### Stated exercise:
Go through the records and show each line where the word "this" occurs.

### Provided material:
--------------------------------

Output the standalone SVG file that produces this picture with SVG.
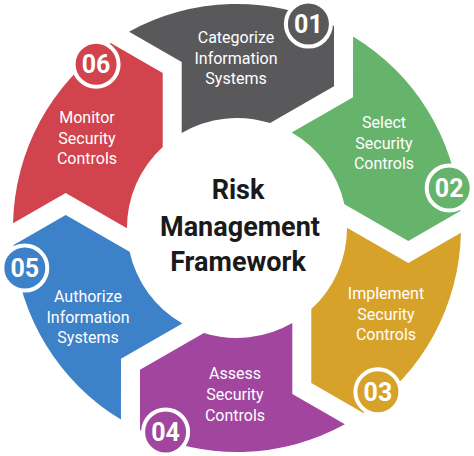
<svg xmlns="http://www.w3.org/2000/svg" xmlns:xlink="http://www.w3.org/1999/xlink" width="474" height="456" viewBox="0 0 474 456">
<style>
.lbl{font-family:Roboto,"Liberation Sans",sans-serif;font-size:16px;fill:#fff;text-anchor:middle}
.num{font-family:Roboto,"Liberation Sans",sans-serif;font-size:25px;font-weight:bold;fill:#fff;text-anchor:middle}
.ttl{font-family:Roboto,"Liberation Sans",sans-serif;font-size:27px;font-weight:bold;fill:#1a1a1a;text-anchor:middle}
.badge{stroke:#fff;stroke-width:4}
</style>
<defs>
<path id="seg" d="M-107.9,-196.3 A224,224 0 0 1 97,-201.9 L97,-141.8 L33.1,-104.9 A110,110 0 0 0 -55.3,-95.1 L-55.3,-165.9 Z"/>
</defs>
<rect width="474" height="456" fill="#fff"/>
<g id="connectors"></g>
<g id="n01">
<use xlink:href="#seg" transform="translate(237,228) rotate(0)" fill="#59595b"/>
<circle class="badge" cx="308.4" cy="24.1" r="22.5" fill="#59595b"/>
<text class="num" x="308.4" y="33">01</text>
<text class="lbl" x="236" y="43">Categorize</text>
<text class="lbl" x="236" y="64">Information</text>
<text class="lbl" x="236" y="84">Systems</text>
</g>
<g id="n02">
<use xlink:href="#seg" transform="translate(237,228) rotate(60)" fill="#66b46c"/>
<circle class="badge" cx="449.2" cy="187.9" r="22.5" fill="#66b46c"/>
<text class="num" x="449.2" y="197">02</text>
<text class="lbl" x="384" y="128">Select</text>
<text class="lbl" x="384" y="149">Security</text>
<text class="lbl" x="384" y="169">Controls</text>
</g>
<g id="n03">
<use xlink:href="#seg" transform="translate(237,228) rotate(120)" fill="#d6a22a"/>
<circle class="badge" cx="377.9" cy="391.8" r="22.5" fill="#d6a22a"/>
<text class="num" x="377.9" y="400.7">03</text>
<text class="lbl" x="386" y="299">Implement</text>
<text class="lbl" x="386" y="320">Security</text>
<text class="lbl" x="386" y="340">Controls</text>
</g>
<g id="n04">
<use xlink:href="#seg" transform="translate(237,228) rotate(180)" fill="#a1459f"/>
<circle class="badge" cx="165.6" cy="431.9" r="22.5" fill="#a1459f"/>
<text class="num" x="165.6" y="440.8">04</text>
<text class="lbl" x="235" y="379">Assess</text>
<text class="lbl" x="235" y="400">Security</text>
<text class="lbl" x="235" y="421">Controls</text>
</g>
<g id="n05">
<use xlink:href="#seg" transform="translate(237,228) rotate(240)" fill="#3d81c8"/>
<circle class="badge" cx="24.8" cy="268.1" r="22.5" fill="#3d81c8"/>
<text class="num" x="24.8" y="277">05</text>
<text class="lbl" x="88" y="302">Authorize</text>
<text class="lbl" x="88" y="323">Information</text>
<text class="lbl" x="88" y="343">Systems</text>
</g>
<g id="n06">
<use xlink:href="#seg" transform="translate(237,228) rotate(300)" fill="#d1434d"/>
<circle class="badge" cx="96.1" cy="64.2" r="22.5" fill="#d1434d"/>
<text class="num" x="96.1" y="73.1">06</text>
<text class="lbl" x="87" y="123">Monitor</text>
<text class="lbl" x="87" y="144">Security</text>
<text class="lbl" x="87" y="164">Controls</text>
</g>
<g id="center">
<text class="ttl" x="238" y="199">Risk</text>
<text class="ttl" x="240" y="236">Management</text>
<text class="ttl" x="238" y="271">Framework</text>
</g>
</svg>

--------------------------------

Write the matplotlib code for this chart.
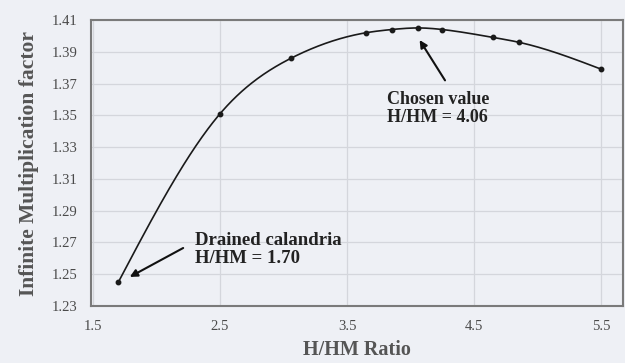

--------------------------------

### Response below:
Output the standalone SVG file that produces this picture with SVG.
Write the matplotlib code for this chart.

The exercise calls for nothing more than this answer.